By 1149 GMT, the FTSE 100 was down 55.44 points, or 0.9 percent, at 5,968.44, having closed 0.4 percent lower on Thursday than Wednesday's 31-month closing high.

Miners fell in tandem with base metals prices after China's central bank raised banks' required reserves by another 50 basis points, effective Jan. 20, its seventh increase since early 2010.

"The selling in mining stocks was a bit of a knee jerk reaction to the move by China, with investors fearing moves by China to curb spiralling inflation could suppress metal demand," Joshua Raymond, market strategist at City Index, said.

The announcement knocked London-listed Mexican precious metals miner Fresnillo, down 3 percent, despite the firm posting record annual output figures.

Banks fell as investors' appetite for riskier stocks faded and as they booked profits, with the sector having gained more than 7 percent earlier this week.

Traders also cited comments by Naoyuki Shinohara, deputy managing director of the International Monetary Fund, on the euro zone's debt problems knocking sentiment.

"Shinohara says recent efforts from European authorities to soothe investor scepticism about the debt crisis have been ineffectual," Jonathan Sudaria, a trader at Capital Spreads, said.

"Most traders would probably agree with Shinohara.
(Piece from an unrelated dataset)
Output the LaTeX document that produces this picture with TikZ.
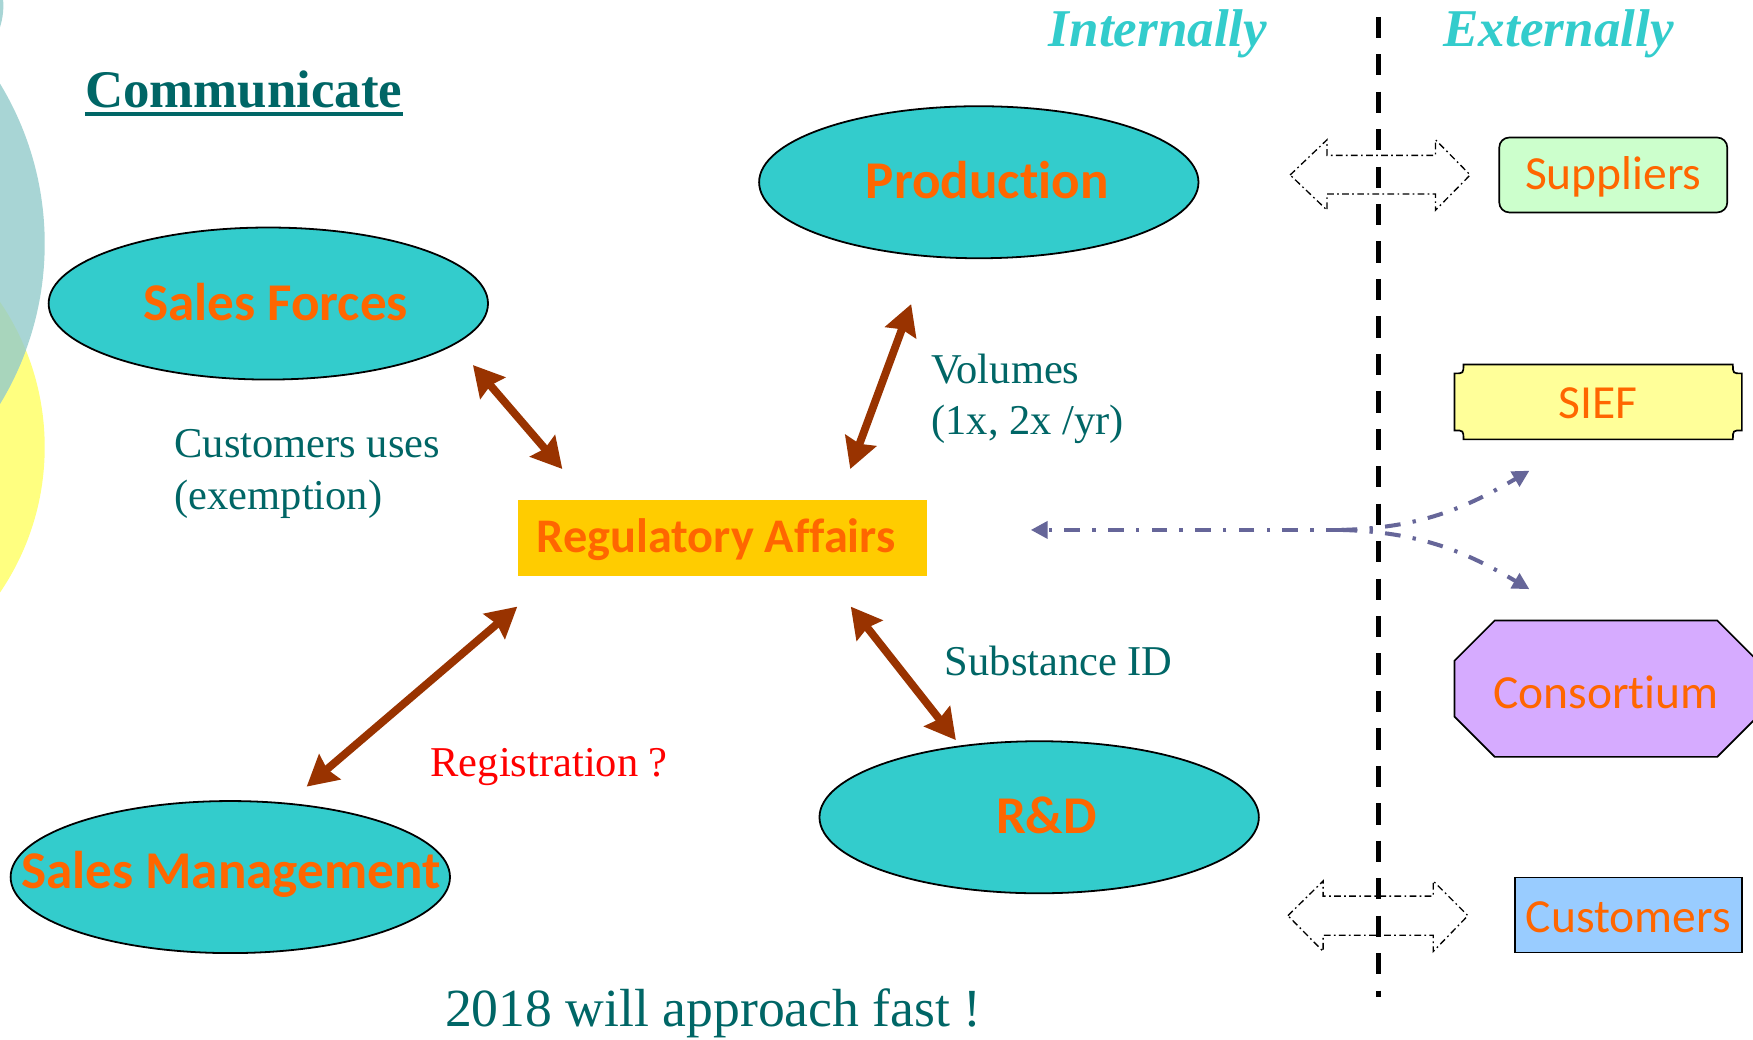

Whilst this week's auctions have been relatively successful, the bond buying by the ECB has been seen as a short-term 'time-buying' measure, not the conclusive solution required."

DEFENSIVE GAINS

Defensive stocks such as utilities and tobacco firms were in vogue, with investors switching out of more cyclical shares as worries over the state of the global recovery resurfaced.

Utilities International Power and Scottish & Southern Energy added 1.9 and 0.4 percent respectively, while British American Tobacco added 0.3 percent.

British factory gate inflation rose faster than expected in December.

That will likely concern the Bank of England as consumer price inflation is already more than a percentage point above its 2 percent target and is forecast to rise towards 4 percent in coming months.

Wall Street futures pointed to a lower open, with investors awaiting a raft of U.S. data, including December consumer prices and December retail sales figures; December industrial output numbers; the January preliminary Reuters/University of Michigan consumer sentiment survey; and November business inventories.

British chip designer ARM, which recently announced a tie-up with Microsoft and has been the subject of persistent M&A talk, rose 6.8 percent following U.S. peer Intel's fourth-quarter results overnight.

Elsewhere, artificial hip and knee maker Smith & Nephew (S&N) climbed 0.6 percent after the Daily Telegraph newspaper reported privately owned U.S. orthopaedics group Biomet was set to begin informal talks about a potential 15 billion pound ($23.6 billion) merger.